Wednesday, July 1, 2015

Weird Laws: Part 17

Weird laws of the USA

Rhode Island

No one may bite off another's leg. So arms are fair game?

One must make a loud noise before passing a car on the left. I recommend firing off a canon, it really gets the point across.

You may not sell toothpaste and a toothbrush to the same customer on a Sunday. What if I want the bundle pack where it all comes in the same box?

South Carolina

Horses may not be kept in bathtubs. Good thing I keep my horses in the hot tub and my chicken in the bathtub.

A person must be eighteen years old to play a pinball machine. It is because most of the pinball machines are Rated-R.

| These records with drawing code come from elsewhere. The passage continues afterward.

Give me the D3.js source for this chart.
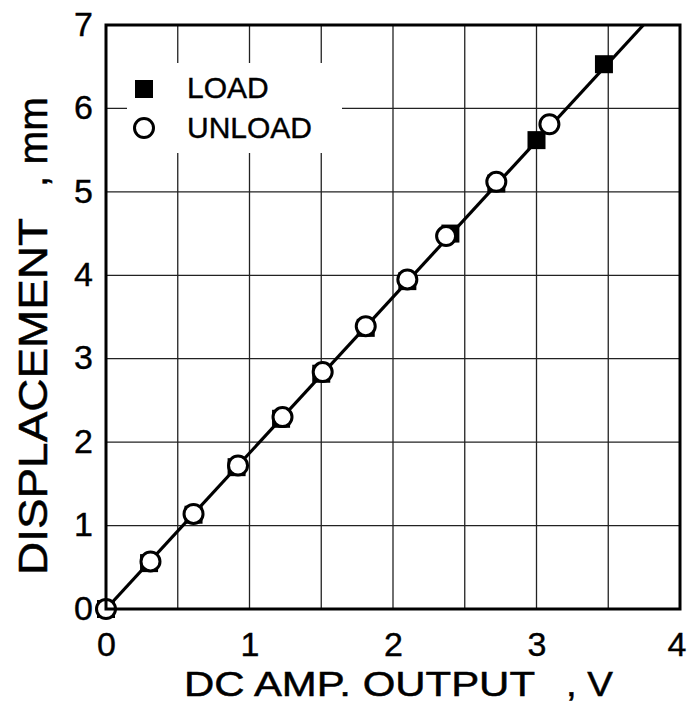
<!DOCTYPE html>
<html><head><meta charset="utf-8">
<script src="https://cdn.jsdelivr.net/npm/d3@7"></script>
<style>html,body{margin:0;padding:0;background:#fff;}svg{display:block;}</style>
</head><body>
<svg id="c" width="688" height="719"></svg>
<script>
const xTicks = [0, 1, 2, 3, 4];
const yTicks = [0, 1, 2, 3, 4, 5, 6, 7];
const xGrid = [0.5, 1, 1.5, 2, 2.5, 3, 3.5];
const yGrid = [1, 2, 3, 4, 5, 6];
const loadV = [0, 0.30, 0.61, 0.91, 1.22, 1.50, 1.81, 2.10, 2.40, 2.72, 3.00, 3.47];
const loadD = [0, 0.55, 1.13, 1.70, 2.28, 2.82, 3.37, 3.93, 4.50, 5.10, 5.62, 6.53];
const unloadV = [0, 0.31, 0.61, 0.92, 1.23, 1.51, 1.81, 2.10, 2.37, 2.72, 3.09];
const unloadD = [0, 0.57, 1.14, 1.72, 2.30, 2.84, 3.39, 3.95, 4.47, 5.12, 5.81];
const fitV = [0, 3.745];
const fitD = [0, 7];
const legendLabels = ["LOAD", "UNLOAD"];

const svg = d3.select("#c");
const L = 106, R = 680, T = 25, B = 609;
const x = d3.scaleLinear().domain([0, 4]).range([L, R]);
const y = d3.scaleLinear().domain([0, 7]).range([B, T]);
const font = "'Liberation Sans', Arial, Helvetica, sans-serif";

// grid
const g = svg.append("g");
g.selectAll(".vg").data(xGrid).join("line")
  .attr("x1", d => x(d)).attr("x2", d => x(d)).attr("y1", T).attr("y2", B)
  .attr("stroke", "#222").attr("stroke-width", 1.3);
g.selectAll(".hg").data(yGrid).join("line")
  .attr("x1", L).attr("x2", R).attr("y1", d => y(d)).attr("y2", d => y(d))
  .attr("stroke", "#222").attr("stroke-width", 1.3);

// legend background
svg.append("rect").attr("x", 127).attr("y", 63).attr("width", 215).attr("height", 90).attr("fill", "#fff");

// clip
svg.append("clipPath").attr("id", "pc").append("rect")
  .attr("x", L).attr("y", T).attr("width", R - L).attr("height", B - T);

// fit line
const line = d3.line().x(d => x(d[0])).y(d => y(d[1]));
svg.append("path").datum(d3.zip(fitV, fitD)).attr("d", line)
  .attr("clip-path", "url(#pc)")
  .attr("fill", "none").attr("stroke", "#000").attr("stroke-width", 3.2);

// load squares
const s = 18;
svg.selectAll(".sq").data(d3.zip(loadV, loadD)).join("rect")
  .attr("x", d => x(d[0]) - s / 2).attr("y", d => y(d[1]) - s / 2)
  .attr("width", s).attr("height", s).attr("fill", "#000");

// unload circles
svg.selectAll(".ci").data(d3.zip(unloadV, unloadD)).join("circle")
  .attr("cx", d => x(d[0])).attr("cy", d => y(d[1])).attr("r", 9.5)
  .attr("fill", "#fff").attr("stroke", "#000").attr("stroke-width", 3);

// frame
svg.append("rect").attr("x", L).attr("y", T).attr("width", R - L).attr("height", B - T)
  .attr("fill", "none").attr("stroke", "#000").attr("stroke-width", 3);

// axes tick labels via d3 axes
const xAxis = d3.axisBottom(x).tickValues(xTicks).tickSize(0).tickPadding(0).tickFormat(d3.format("d"));
const xa = svg.append("g").attr("transform", `translate(0,${B + 23})`).call(xAxis);
xa.select(".domain").remove();
xa.selectAll("text").attr("font-family", font).attr("font-size", 34).attr("fill", "#000")
  .attr("stroke", "#000").attr("stroke-width", 0.4).attr("dy", "0.71em");
xa.selectAll(".tick").filter(d => d === 4).select("text").attr("text-anchor", "end").attr("dx", 6);

const yAxis = d3.axisLeft(y).tickValues(yTicks).tickSize(0).tickPadding(0).tickFormat(d3.format("d"));
const ya = svg.append("g").attr("transform", `translate(${L - 13},0)`).call(yAxis);
ya.select(".domain").remove();
ya.selectAll("text").attr("font-family", font).attr("font-size", 34).attr("fill", "#000")
  .attr("stroke", "#000").attr("stroke-width", 0.4).attr("dy", "0.3em");

// axis titles
const tAttrs = sel => sel.attr("font-family", font).attr("fill", "#000").attr("stroke", "#000").attr("stroke-width", 0.5)
  .attr("lengthAdjust", "spacingAndGlyphs");
svg.append("text").attr("x", 184).attr("y", 696).attr("font-size", 35)
  .attr("textLength", 351).call(tAttrs).text("DC AMP. OUTPUT");
svg.append("text").attr("x", 566).attr("y", 696).attr("font-size", 35)
  .attr("textLength", 47).call(tAttrs).text(", V");

svg.append("text").attr("transform", "translate(47,575) rotate(-90)").attr("font-size", 40)
  .attr("textLength", 357).call(tAttrs).text("DISPLACEMENT");
svg.append("text").attr("transform", "translate(47,187) rotate(-90)").attr("font-size", 40)
  .attr("textLength", 90).call(tAttrs).text(", mm");

// legend
const lg = svg.append("g");
lg.append("rect").attr("x", 135).attr("y", 80).attr("width", 18).attr("height", 18).attr("fill", "#000");
lg.append("circle").attr("cx", 144).attr("cy", 128).attr("r", 9.5).attr("fill", "#fff").attr("stroke", "#000").attr("stroke-width", 3);
lg.selectAll("text").data(legendLabels).join("text")
  .attr("x", 187).attr("y", (d, i) => 98 + i * 40)
  .attr("font-family", font).attr("font-size", 30).attr("stroke", "#000").attr("stroke-width", 0.4).text(d => d);
</script>
</body></html>
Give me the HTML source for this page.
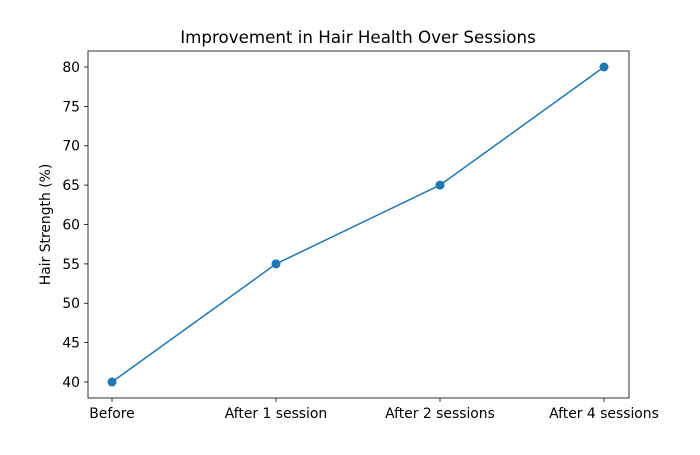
<!DOCTYPE html>
<html><head><meta charset="utf-8"><style>body{margin:0;background:#fff}</style></head>
<body>
<svg width="700" height="450" xmlns="http://www.w3.org/2000/svg" font-family="DejaVu Sans, sans-serif">
<rect width="700" height="450" fill="#fff"/>
<text x="358" y="43" font-size="16.7" text-anchor="middle">Improvement in Hair Health Over Sessions</text>
<g font-size="13.9" text-anchor="end" fill="#000">
<text x="80" y="387">40</text>
<text x="80" y="347.6">45</text>
<text x="80" y="308.2">50</text>
<text x="80" y="268.9">55</text>
<text x="80" y="229.5">60</text>
<text x="80" y="190.1">65</text>
<text x="80" y="150.7">70</text>
<text x="80" y="111.4">75</text>
<text x="80" y="72">80</text>
</g>
<g stroke="#000" stroke-width="0.8">
<line x1="84" x2="88" y1="382" y2="382"/>
<line x1="84" x2="88" y1="342.6" y2="342.6"/>
<line x1="84" x2="88" y1="303.25" y2="303.25"/>
<line x1="84" x2="88" y1="263.9" y2="263.9"/>
<line x1="84" x2="88" y1="224.5" y2="224.5"/>
<line x1="84" x2="88" y1="185.1" y2="185.1"/>
<line x1="84" x2="88" y1="145.75" y2="145.75"/>
<line x1="84" x2="88" y1="106.4" y2="106.4"/>
<line x1="84" x2="88" y1="67" y2="67"/>
<line x1="112" x2="112" y1="398" y2="402"/>
<line x1="276" x2="276" y1="398" y2="402"/>
<line x1="440" x2="440" y1="398" y2="402"/>
<line x1="604" x2="604" y1="398" y2="402"/>
</g>
<g font-size="13.9" text-anchor="middle">
<text x="112" y="418">Before</text>
<text x="276" y="418">After 1 session</text>
<text x="440" y="418">After 2 sessions</text>
<text x="604" y="418">After 4 sessions</text>
</g>
<text transform="translate(50,224.5) rotate(-90)" font-size="13.9" text-anchor="middle">Hair Strength (%)</text>
<polyline points="112,382 276,263.9 440,185.1 604,67" fill="none" stroke="#1f77b4" stroke-width="1.5"/>
<g fill="#1f77b4">
<circle cx="112" cy="382" r="4.5"/>
<circle cx="276" cy="263.9" r="4.5"/>
<circle cx="440" cy="185.1" r="4.5"/>
<circle cx="604" cy="67" r="4.5"/>
</g>
<rect x="88" y="51" width="541" height="347" fill="none" stroke="#000" stroke-width="0.8"/>
</svg>
</body></html>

A permit must be obtained to fire a missile. For a nuke you need a license. 

South Dakota

If there are more than 5 Native Americans on your property you may shoot them. Can't argue with that logic. 

No horses are allowed into Fountain Inn unless they are wearing pants. Must be a pretty schwanky joint. 

It is illegal to lie down and fall asleep in a cheese factory. Hungry mice might carry you away.


It is a crime to share your Netflix password. Anytime I use a public toilet I write my password on the stall. 

It is illegal to use a lasso to catch a fish. That would just be hilarious to watch. 

Giving and receiving oral sex is still prohibited by law. How else are college girls going to get an A on their Econ final?


Alex J. Cavanaugh said...

Man, those are hilarious. Just how do you lasso a fish, anyway? At least I'd get to use my canon in Rhode Island. For those about to rock, we salute you!

Adam said...

I used to play pinball in SC well before 18

such a rebel

Birgit said...

Do the fish have to wear pants? How would they? Maybe a skirt then. This reminds me of a TV Show I used to watch when I was a kid called "This Is The Law". True, old laws that were re-enacted in a short film and the panel had to figure out why the person was arrested. I think my brother and I were the only ones who watched this show

Baby Sister said...

I will never live in Rhode Island. Too noisy and no delicious meals. Rude.

A Beer for the Shower said...

Damn discriminatory laws. Pants-less horses are welcome in my house any time.